Posted by Richard Hainsworth on Sep 27, 2017 11:00:00 AM

In this three part series, we explore the different facets of business simulations that can boost competencies in the Biopharma industry. 

One key way in which business simulations can help Biopharma teams to achieve success is by helping individual team members develop successful marketing behaviors. Traditional learning methods can be useful to explain theoretical concepts in marketing, like market segmentation, brand positioning, or executing various aspects of brand communications.

But in marketing and business performance in general as in other action-oriented endeavors, individual practioners don't usually fail because they lack theoretical knowledge, they fail because they have not been able to successfully integrate the actual practice of these concepts into their repertoire of behaviors. In other words, they know what to do, they just can't do it. Or at least, not when it counts.

We see the gap between knowledge and actual behavioral proficiency in many walks of life. Take sports for example, crowds in stadiums are full of people who know which tennis stroke to play, which move to make in boxing, or how to dribble a soccer ball. But the ability to be able to execute these skills under pressure against top competition is held by few.

No one would suggest that an athlete, or musician, or other performer should try to read or study their way to the top. After understanding the principles of any action-oriented discipline, everyone knows it is all about putting in the practice hours in a realistic training environment in order to be successful.

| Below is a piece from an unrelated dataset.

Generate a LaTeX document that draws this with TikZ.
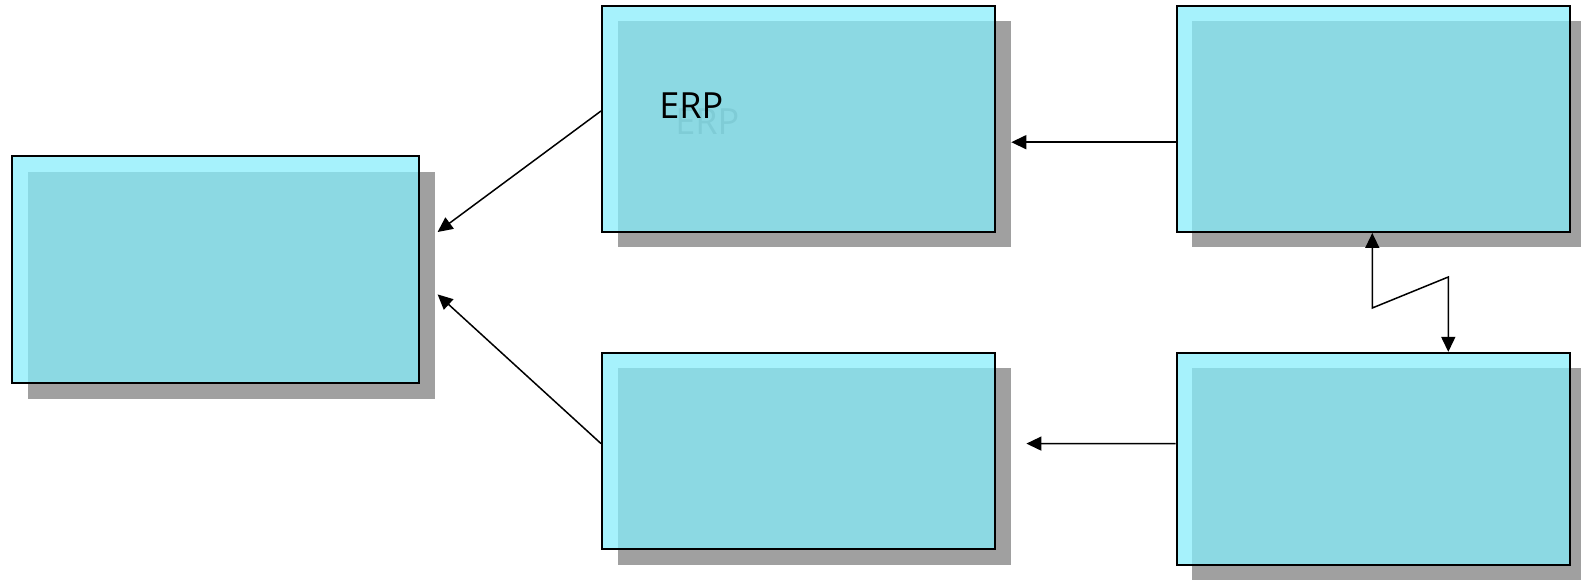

The most valuable learning experience to build individuals' skills is to review and discuss key concepts behind the marketing skills they need to practice and then translate these into the behaviors into their performance, first in a simulation environment. In a realistic simulation, they can try on new behaviors, possibly failing at first and then being given the opportunity to review their performance and make changes. Marketing skills are learned the same way any skill is learned, through repeated cycles of trial, success or failure, review and then repeated attempts to model the model the new behavior. Of course, real life experience is always the best teacher, but simulation experience provides a rapid short-cut in low-risk in a low-risk environment that real life never offers.